Axelle, beyond the obvious, what attracted you to portray a powerful female warrior?
Axelle: If you work like I do in the horror films, most of the time as a woman you get offered the part of the victim. You get killed in interesting ways, but that’s about as much fun as it goes. It was just a great opportunity to play something that was the complete opposite of everything I’ve done previously, although I have played some pretty insane people in the past. It was just using physicality to express yourself. There was a lot of stunts and fight choreography and looking incredibly fierce and trying to sell the fact that you can really fight and be scary. It was just brilliant.
How did you prepare for the role?
Axelle: Part of it was the fact that Neil very much described it as a Western. I thought, “Ok, this is me playing a Native American.” This was a very unique opportunity for me to play a part that is exactly like a Native American fighter going up against the invader. Part of it was just trying to find some kind of aggression in me, which was weirdly channeled by listening to Iron Maiden -- listening to “Run to the Hills” and that kind of stuff --I kept thinking that this is exactly what it is: This is me defending my country. Otherwise, it was mostly just learning the physical part of it, the fighting and the horseback riding.
Neil: And you got to shoot bows, ride horses, and fight guys…
Axelle: If everything I did could be like this it would be perfect. Riding horses and doing stunts, getting killed in a horrible way. It’s pretty cool.
How did you go about your casting?
Neil: It was really just a matter of getting the right people for the right roles, and for getting a high caliber actor for each role. Regardless of their status or name or whatever it would be, it’s my preference to go after the best actor first, so in this case we wanted to put together an ensemble of great actors for every role. In the case of both Michael (Fassbender) and Dominic (West), I’d actually auditioned them both for Doomsday but we couldn’t make our schedules work. They were both people I had wanted to work with. I knew [Michael] kind of personally and knew he was right for the part. Same with Dominic, I just think he is fantastic. He is a real presence. His character requires someone who could be kind of larger than life and that’s Dominic in a nutshell. ?

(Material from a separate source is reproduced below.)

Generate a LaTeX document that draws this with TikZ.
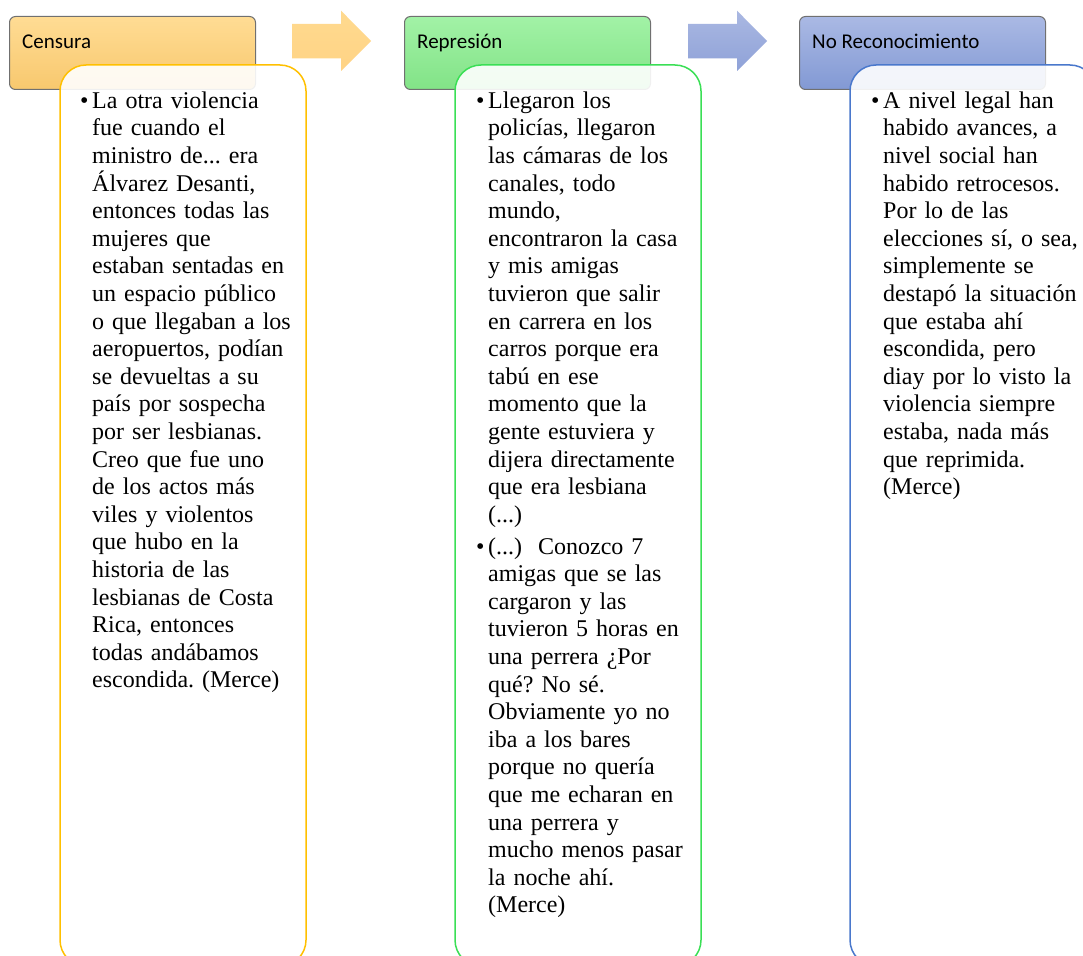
\documentclass[tikz,border=0pt]{standalone}
\usepackage{fontspec}
\setmainfont{Liberation Serif}
\newfontfamily\hdrfont{Carlito}
\frenchspacing
\definecolor{oTop}{HTML}{FFDC94}
\definecolor{oBot}{HTML}{F8C86E}
\definecolor{oArrT}{HTML}{FFDA8F}
\definecolor{oArrB}{HTML}{FFD385}
\definecolor{gTop}{HTML}{A2F2A6}
\definecolor{gBot}{HTML}{82E387}
\definecolor{bTop}{HTML}{AAB9E4}
\definecolor{bBot}{HTML}{8299D4}
\definecolor{bArrT}{HTML}{AAB8E2}
\definecolor{bArrB}{HTML}{8FA2D8}
\definecolor{oLine}{HTML}{FFC000}
\definecolor{gLine}{HTML}{3ADF55}
\definecolor{bLine}{HTML}{4A78CC}
\definecolor{hdrLine}{HTML}{707070}
\begin{document}
\begin{tikzpicture}[x=1pt,y=-1pt,
  hdr/.style={draw=hdrLine, line width=1pt, rounded corners=6pt, minimum width=246pt, minimum height=73pt, anchor=north west, inner sep=0pt},
  hdrtext/.style={font=\hdrfont\fontsize{21}{25}\selectfont, anchor=base west, inner sep=0pt},
  card/.style={line width=1.5pt, rounded corners=26pt, fill=white, fill opacity=0.9},
  arr/.style={draw=none},
  txt/.style={font=\fontsize{24}{27.6}\selectfont, anchor=base west, inner sep=0pt, text width=240pt, align=left},
  bul/.style={font=\fontsize{24}{27.6}\selectfont, anchor=base west, inner sep=0pt}
]
\useasboundingbox (0,0) rectangle (1083,955);
\clip (0,0) rectangle (1083,955);
\fill[white] (0,0) rectangle (1083,955);

% headers
\node[hdr, top color=oTop, bottom color=oBot] (h1) at (9,16) {};
\node[hdr, top color=gTop, bottom color=gBot] (h2) at (404,16) {};
\node[hdr, top color=bTop, bottom color=bBot] (h3) at (799,16) {};
\node[hdrtext] (h1t) at (22,49) {Censura};
\node[hdrtext] (h2t) at (417,49) {Represión};
\node[hdrtext] (h3t) at (812,49) {No Reconocimiento};

% arrows
\path[arr, top color=oArrT, bottom color=oArrB] (292,24) -- (341,24) -- (341,10.7) -- (371,41) -- (341,71) -- (341,58.5) -- (292,58.5) -- cycle;
\path[arr, top color=bArrT, bottom color=bArrB] (688,24) -- (737,24) -- (737,10.7) -- (767,41) -- (737,71) -- (737,58.5) -- (688,58.5) -- cycle;

% cards
\draw[card, draw=oLine] (60,65) rectangle (306,966);
\draw[card, draw=gLine] (455,65) rectangle (701,966);
\draw[card, draw=bLine] (850,65) rectangle (1096,966);

% card 1 text
\node[bul] (b1) at (80,108.3) {•};
\node[txt] (t1) at (92,108.3) {La otra violencia\\
fue cuando el\\
ministro de... era\\
Álvarez Desanti,\\
entonces todas las\\
mujeres que\\
estaban sentadas en\\
un espacio público\\
o que llegaban a los\\
aeropuertos, podían\\
se devueltas a su\\
país por sospecha\\
por ser lesbianas.\\
Creo que fue uno\\
de los actos más\\
viles y violentos\\
que hubo en la\\
historia de las\\
lesbianas de Costa\\
Rica, entonces\\
todas andábamos\\
escondida. (Merce)};

% card 2 text
\node[bul] (b2) at (476,108.3) {•};
\node[txt] (t2) at (488,108.3) {Llegaron los\\
policías, llegaron\\
las cámaras de los\\
canales, todo\\
mundo,\\
encontraron la casa\\
y mis amigas\\
tuvieron que salir\\
en carrera en los\\
carros porque era\\
tabú en ese\\
momento que la\\
gente estuviera y\\
dijera directamente\\
que era lesbiana\\
(...)};
\node[bul] (b3) at (476,554) {•};
\node[txt] (t3) at (488,554) {(...)\ \ Conozco 7\\
amigas que se las\\
cargaron y las\\
tuvieron 5 horas en\\
una perrera ¿Por\\
qué? No sé.\\
Obviamente yo no\\
iba a los bares\\
porque no quería\\
que me echaran en\\
una perrera y\\
mucho menos pasar\\
la noche ahí.\\
(Merce)};

% card 3 text
\node[bul] (b4) at (871,108.3) {•};
\node[txt] (t4) at (883,108.3) {A nivel legal han\\
habido avances, a\\
nivel social han\\
habido retrocesos.\\
Por lo de las\\
elecciones sí, o sea,\\
simplemente se\\
destapó la situación\\
que estaba ahí\\
escondida, pero\\
diay por lo visto la\\
violencia siempre\\
estaba, nada más\\
que reprimida.\\
(Merce)};
\end{tikzpicture}
\end{document}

You’re known as a director who prepares meticulously so that the shoot can move quickly without needlessly wasting time. Were you able to keep that kind of pace for a movie this size? ?Neil: Well, we only had seven weeks to shoot the whole movie. On a big Hollywood movie like this you’d probably have 12-14 weeks so we were always up against a time constraint. I like to work quite fast anyway because it keeps the energy and enthusiasm up. If you spend half the day doing forty takes of something it wears the cast out and I don’t think it really improves the move for the sake of one take. The cast very quickly picked up on the fact that I wasn’t going to do more than three takes. We were just rolling through everything at high speed to get so much done in such a short time. It’s a historical action movie with horses and make up effects and battle sequences. All of these things take up a massive amount of time. Trying to get a horse to hit it’s mark twice is virtually impossible so you have to be flexible about that. My opinion on that was that I didn’t care if it hit the mark, as long as the actor performance was good the horse was secondary. ?

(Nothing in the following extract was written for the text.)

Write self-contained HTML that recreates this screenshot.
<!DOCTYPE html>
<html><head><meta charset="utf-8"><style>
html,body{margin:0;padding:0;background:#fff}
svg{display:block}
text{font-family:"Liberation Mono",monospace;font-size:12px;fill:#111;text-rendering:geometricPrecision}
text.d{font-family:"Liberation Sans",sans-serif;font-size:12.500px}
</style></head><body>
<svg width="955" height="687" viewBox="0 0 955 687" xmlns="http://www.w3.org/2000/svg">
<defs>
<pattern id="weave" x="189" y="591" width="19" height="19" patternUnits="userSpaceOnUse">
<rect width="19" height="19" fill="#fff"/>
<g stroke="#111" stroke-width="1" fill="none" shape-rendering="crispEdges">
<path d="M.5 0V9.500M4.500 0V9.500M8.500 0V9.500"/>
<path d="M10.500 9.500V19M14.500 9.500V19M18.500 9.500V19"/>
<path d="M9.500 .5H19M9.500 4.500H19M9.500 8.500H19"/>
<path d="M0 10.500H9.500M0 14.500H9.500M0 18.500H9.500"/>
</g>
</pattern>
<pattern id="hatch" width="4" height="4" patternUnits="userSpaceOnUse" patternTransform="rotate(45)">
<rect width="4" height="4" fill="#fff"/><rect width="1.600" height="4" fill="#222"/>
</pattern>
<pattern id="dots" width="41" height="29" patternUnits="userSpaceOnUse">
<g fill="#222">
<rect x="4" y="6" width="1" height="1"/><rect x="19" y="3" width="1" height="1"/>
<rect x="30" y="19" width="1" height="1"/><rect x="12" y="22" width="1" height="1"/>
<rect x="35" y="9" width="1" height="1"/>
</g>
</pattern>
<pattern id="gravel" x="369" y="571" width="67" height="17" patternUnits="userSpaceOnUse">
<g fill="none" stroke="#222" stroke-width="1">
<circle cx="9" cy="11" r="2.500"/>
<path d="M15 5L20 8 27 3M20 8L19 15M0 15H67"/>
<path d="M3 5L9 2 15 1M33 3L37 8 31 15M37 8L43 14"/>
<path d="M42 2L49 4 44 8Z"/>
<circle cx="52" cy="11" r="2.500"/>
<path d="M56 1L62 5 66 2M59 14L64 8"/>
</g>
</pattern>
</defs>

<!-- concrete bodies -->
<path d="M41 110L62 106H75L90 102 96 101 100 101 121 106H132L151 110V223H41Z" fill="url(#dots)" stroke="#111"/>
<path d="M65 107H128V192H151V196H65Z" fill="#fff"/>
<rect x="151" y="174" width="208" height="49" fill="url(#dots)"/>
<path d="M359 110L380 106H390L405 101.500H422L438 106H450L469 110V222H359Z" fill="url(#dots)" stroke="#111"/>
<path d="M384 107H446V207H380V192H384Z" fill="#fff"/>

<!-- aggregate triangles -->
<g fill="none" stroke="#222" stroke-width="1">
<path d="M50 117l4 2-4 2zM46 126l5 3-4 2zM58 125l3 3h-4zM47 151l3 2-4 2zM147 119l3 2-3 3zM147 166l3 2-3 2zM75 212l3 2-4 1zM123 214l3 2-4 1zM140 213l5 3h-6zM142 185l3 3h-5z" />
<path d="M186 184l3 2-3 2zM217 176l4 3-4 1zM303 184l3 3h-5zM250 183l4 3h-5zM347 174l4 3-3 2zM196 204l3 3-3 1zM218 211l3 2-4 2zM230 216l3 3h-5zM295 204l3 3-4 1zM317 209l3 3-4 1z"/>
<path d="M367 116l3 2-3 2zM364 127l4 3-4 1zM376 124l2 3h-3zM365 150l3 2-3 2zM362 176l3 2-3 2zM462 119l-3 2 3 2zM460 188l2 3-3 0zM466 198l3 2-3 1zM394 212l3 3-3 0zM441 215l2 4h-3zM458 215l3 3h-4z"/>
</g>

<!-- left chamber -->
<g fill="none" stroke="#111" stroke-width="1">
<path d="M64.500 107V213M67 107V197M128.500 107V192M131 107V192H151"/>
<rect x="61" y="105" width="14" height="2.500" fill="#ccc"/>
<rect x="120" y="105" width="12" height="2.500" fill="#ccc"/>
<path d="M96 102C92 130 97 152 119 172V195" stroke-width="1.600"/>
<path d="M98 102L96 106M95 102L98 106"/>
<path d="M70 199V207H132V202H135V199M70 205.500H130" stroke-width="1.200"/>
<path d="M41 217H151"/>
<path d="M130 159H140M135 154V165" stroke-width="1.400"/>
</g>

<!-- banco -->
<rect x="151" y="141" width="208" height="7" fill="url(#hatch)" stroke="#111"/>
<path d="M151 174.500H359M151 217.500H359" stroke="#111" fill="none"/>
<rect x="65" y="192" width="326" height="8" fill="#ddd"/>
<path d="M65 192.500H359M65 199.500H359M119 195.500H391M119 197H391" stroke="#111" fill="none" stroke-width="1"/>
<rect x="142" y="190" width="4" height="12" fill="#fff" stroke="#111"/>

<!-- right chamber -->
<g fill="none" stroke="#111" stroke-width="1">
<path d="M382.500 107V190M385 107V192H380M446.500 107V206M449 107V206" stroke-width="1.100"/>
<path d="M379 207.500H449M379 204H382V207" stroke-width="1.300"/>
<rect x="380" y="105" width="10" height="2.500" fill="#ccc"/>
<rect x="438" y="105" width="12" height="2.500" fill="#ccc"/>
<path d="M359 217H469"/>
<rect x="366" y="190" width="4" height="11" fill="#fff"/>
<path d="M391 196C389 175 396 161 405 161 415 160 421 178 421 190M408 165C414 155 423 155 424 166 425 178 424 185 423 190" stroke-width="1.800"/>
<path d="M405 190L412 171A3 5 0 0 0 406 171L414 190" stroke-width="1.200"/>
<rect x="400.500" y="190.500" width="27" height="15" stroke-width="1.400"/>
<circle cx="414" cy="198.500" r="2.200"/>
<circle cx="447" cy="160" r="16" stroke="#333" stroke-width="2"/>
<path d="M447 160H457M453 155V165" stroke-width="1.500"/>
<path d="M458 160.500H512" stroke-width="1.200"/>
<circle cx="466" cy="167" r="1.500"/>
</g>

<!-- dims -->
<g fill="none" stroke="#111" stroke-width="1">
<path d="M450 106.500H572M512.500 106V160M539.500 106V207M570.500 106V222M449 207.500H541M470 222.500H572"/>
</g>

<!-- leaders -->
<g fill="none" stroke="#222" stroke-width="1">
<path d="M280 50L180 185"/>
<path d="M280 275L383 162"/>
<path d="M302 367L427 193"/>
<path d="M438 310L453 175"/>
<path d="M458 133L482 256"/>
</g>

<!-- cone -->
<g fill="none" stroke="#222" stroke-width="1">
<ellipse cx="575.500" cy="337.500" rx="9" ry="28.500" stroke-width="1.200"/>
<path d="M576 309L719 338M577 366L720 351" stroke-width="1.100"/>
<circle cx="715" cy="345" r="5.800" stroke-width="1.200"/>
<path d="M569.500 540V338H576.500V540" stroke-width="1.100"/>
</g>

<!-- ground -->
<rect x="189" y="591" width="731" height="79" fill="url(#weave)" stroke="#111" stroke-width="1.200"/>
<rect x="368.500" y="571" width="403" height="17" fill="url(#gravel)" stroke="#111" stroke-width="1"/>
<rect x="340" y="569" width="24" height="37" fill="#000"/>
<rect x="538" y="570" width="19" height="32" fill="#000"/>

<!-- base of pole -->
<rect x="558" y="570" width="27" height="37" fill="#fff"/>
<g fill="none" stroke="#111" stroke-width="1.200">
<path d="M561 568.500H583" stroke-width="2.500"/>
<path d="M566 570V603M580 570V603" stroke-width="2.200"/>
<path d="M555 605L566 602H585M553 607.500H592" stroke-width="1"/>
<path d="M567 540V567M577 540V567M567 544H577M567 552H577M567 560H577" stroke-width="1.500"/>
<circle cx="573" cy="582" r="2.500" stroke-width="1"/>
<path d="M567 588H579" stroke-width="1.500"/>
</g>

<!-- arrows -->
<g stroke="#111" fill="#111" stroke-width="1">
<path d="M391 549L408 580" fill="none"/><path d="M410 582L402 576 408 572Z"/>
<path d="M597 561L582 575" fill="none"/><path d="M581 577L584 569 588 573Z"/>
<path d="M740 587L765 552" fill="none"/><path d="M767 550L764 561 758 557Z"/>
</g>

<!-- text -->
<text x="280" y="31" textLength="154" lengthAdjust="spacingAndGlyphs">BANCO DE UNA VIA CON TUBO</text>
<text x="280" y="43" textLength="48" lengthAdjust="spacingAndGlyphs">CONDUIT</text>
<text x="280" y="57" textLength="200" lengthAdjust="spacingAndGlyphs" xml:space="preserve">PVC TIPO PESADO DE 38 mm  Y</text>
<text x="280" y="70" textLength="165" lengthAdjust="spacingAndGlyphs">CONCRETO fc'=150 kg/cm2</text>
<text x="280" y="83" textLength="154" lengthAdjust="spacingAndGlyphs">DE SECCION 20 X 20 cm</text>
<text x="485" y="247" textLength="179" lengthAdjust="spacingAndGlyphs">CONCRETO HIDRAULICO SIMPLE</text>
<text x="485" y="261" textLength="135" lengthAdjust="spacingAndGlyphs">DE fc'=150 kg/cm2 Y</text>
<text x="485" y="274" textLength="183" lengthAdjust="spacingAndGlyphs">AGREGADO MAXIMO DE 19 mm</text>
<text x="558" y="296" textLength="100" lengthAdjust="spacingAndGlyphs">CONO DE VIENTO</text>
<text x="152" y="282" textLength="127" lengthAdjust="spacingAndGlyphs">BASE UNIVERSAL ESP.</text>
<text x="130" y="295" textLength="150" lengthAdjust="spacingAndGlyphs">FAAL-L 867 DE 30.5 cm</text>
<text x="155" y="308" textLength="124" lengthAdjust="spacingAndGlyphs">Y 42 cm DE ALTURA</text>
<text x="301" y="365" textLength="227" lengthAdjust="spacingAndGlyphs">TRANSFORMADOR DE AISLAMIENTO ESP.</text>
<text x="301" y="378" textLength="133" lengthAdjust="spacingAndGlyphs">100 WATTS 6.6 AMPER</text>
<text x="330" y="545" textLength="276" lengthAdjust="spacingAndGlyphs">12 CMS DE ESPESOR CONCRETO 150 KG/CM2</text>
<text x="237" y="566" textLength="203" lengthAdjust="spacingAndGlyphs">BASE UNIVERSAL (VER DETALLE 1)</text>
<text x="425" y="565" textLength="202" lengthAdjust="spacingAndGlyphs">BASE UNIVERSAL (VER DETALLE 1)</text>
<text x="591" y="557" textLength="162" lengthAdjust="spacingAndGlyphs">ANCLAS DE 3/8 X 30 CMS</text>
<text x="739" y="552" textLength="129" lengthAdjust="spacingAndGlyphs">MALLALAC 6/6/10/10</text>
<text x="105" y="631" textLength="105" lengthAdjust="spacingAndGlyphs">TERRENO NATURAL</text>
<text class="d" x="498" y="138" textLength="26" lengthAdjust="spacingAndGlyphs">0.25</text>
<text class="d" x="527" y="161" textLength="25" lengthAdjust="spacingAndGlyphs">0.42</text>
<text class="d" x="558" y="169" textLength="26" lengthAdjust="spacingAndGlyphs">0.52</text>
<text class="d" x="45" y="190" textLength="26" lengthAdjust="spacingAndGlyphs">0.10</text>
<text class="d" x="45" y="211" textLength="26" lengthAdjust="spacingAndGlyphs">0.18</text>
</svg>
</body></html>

How historically accurate is the film?
Neil: It is kind of book ended by historical facts. The Ninth Legion were there, and they did go into Scotland, and Hadrian’s Wall was incidentally built at the end. What happens in between is a hypothesis of what may of happened to the Ninth Legion when they marched into Scotland and disappeared. What I wanted to do with the characters was set them into an authentic world although essentially they are fictional characters. We made sure that the costumes and the behaviors and the sets were as authentic as we could possibly do. ?
What made shooting on the first day so challenging?
Neil: Day one just set the standard.
Axelle: It was not actually so bad for me, I was sitting on my trailer for most of the day. For everyone else it was incredibly cold, and then a few days later they had to jump in the river. It wasn’t necessarily in Scotland that we got the coldest. We shot part of it in Scotland and part in Sussex, which is south of London, and a lot of it was a night. It doesn’t look as cold, but that’s when it was the coldest.?
How did the scene at the beginning with the giant fireball attack come about?
Neil: I was mainly trying to figure out how the Picts could beat the Romans. They would try to use the landscape to their advantage and would not allow the Romans to assemble into a battle formation. They basically would have to ambush them on the road, so I came up with the idea to roll flaming balls down the hill into their ranks. So the way that we did it was to just do it for real. We didn’t have as many as you see in the film, we had about eight and duplicated them. They were big things, four or five feet around and wrapped in the stuff you find under carpets and then set on fire and literally rolled down the hill into the Romans. It was a lot of fun to film. And the noise … when you lit them they just sort of roared.